*Brief:* Give the lines of the material verbatim, from the first line to the line with "7, 8, 7, 8, 7]", including both.

-- start Dataset extract --

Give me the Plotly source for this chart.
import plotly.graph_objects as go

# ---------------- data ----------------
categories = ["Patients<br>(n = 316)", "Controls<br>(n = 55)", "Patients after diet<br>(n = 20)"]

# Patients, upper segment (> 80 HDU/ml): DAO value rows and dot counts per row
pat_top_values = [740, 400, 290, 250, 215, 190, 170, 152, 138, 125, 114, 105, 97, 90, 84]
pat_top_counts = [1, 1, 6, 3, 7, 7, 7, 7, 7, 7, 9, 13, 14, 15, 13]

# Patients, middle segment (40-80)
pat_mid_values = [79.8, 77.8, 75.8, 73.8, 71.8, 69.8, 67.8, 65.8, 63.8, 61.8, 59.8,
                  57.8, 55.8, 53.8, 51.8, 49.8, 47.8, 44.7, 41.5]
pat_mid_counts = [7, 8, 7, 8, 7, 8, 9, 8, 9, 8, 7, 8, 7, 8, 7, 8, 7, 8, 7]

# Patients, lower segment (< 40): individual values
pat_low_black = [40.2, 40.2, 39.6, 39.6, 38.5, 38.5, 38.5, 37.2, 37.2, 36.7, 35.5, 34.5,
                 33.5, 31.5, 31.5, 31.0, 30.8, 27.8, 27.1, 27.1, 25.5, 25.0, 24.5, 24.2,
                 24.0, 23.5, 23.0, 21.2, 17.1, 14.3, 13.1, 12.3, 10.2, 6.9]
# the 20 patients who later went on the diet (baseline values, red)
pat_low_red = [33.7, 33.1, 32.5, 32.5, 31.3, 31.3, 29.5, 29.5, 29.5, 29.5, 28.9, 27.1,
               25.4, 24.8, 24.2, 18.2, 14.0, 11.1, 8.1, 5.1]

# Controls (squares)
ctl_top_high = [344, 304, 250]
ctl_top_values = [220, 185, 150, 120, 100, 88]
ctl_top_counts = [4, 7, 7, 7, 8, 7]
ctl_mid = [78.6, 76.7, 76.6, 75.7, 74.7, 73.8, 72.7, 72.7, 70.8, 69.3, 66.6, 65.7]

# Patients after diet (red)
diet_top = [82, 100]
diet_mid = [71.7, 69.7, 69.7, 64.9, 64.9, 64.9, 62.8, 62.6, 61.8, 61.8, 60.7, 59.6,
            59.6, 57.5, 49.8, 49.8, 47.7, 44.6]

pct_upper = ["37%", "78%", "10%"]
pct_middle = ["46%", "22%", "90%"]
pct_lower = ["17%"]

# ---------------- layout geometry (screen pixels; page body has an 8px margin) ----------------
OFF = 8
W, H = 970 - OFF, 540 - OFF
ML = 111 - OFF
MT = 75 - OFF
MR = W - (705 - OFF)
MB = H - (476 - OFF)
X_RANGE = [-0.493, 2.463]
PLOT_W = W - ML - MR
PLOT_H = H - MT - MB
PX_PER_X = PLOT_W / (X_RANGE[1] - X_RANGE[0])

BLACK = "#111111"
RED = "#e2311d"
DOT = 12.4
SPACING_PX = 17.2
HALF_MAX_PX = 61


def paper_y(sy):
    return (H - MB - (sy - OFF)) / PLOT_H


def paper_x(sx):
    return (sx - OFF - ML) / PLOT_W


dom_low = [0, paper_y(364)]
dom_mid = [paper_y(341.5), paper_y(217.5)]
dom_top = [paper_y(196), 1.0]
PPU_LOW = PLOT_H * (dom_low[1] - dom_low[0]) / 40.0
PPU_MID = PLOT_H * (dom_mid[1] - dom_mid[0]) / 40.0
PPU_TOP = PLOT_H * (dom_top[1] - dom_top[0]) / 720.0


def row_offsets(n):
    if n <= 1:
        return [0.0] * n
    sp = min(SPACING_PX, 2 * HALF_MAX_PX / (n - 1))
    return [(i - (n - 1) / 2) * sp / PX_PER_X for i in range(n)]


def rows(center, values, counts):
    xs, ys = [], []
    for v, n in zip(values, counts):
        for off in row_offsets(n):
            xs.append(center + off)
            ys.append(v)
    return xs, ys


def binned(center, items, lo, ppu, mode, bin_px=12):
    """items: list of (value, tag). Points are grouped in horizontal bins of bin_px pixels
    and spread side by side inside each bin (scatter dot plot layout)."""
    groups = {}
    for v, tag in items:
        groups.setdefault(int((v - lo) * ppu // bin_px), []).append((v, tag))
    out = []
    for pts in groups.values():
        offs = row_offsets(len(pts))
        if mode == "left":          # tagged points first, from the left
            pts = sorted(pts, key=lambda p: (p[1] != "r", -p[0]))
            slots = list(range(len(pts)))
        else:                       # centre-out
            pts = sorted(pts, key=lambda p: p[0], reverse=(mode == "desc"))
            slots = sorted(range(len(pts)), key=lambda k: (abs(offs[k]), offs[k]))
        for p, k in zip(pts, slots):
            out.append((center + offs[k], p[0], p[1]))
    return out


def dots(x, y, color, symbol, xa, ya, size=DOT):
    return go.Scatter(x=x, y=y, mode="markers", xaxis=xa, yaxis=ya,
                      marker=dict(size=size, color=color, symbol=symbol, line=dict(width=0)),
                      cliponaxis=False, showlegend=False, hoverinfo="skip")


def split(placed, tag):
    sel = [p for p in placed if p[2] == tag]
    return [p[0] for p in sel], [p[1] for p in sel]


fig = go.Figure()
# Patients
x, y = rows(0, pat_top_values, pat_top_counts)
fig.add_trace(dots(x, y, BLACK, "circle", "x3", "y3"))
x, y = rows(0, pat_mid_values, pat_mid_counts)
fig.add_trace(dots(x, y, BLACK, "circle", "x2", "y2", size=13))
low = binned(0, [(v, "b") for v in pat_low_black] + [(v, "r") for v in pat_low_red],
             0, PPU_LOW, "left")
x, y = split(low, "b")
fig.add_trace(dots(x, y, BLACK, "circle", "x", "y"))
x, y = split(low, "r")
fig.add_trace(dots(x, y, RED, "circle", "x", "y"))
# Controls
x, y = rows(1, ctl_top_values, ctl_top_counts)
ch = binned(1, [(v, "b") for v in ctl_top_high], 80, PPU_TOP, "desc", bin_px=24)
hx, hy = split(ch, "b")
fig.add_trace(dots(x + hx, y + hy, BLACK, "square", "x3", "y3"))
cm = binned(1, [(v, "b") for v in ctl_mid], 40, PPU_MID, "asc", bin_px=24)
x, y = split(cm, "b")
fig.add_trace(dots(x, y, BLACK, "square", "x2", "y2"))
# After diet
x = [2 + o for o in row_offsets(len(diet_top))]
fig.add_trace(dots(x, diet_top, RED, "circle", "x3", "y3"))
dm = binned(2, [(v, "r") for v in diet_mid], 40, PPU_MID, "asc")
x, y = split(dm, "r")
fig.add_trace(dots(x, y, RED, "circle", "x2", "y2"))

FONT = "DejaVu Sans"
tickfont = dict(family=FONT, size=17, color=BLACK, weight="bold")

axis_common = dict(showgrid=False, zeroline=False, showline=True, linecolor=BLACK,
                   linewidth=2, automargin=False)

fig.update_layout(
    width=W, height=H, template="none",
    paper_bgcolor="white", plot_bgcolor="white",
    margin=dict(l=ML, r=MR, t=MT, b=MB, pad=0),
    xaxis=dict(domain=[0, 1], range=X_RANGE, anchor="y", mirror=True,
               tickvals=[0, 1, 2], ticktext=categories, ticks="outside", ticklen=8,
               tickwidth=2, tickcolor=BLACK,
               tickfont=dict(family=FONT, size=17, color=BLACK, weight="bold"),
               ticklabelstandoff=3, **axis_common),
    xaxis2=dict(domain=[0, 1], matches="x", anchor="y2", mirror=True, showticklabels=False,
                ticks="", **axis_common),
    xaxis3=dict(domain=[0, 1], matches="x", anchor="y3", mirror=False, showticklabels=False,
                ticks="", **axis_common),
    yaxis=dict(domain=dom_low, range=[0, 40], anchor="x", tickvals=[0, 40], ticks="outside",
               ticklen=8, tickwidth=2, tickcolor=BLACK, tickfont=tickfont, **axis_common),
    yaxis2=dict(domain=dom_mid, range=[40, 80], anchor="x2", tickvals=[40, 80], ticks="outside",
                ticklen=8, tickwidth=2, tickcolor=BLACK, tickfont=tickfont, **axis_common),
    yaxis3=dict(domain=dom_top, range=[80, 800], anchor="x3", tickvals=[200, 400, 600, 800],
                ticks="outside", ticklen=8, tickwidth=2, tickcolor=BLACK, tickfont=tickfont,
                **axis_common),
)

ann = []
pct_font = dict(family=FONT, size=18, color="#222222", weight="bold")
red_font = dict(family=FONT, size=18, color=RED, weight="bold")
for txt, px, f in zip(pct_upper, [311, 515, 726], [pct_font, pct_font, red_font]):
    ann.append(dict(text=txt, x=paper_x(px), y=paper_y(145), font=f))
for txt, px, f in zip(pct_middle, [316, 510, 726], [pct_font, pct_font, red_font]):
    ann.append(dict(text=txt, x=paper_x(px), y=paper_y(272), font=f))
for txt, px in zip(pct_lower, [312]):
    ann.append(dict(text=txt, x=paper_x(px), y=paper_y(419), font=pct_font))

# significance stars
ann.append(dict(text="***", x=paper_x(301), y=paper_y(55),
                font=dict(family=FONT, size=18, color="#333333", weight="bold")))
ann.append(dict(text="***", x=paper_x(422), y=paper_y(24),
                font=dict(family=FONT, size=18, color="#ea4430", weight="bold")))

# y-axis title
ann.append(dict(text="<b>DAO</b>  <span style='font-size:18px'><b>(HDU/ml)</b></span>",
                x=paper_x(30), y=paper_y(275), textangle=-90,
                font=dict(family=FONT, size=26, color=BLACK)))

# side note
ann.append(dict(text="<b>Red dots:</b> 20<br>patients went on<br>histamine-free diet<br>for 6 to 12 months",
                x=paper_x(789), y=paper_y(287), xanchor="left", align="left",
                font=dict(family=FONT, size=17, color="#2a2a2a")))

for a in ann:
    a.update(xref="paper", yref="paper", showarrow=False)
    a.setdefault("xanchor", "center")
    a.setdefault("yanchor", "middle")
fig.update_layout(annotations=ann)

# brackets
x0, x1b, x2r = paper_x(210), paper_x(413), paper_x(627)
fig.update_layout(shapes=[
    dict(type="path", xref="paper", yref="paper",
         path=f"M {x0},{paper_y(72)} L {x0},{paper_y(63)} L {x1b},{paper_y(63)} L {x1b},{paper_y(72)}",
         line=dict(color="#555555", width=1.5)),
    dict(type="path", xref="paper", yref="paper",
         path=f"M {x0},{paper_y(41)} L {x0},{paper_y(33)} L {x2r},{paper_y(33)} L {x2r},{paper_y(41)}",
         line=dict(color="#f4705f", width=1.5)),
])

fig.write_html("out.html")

-- end Dataset extract --

*Answer for this exercise:*
Give me the Plotly source for this chart.
import plotly.graph_objects as go

# ---------------- data ----------------
categories = ["Patients<br>(n = 316)", "Controls<br>(n = 55)", "Patients after diet<br>(n = 20)"]

# Patients, upper segment (> 80 HDU/ml): DAO value rows and dot counts per row
pat_top_values = [740, 400, 290, 250, 215, 190, 170, 152, 138, 125, 114, 105, 97, 90, 84]
pat_top_counts = [1, 1, 6, 3, 7, 7, 7, 7, 7, 7, 9, 13, 14, 15, 13]

# Patients, middle segment (40-80)
pat_mid_values = [79.8, 77.8, 75.8, 73.8, 71.8, 69.8, 67.8, 65.8, 63.8, 61.8, 59.8,
                  57.8, 55.8, 53.8, 51.8, 49.8, 47.8, 44.7, 41.5]
pat_mid_counts = [7, 8, 7, 8, 7, 8, 9, 8, 9, 8, 7, 8, 7, 8, 7, 8, 7, 8, 7]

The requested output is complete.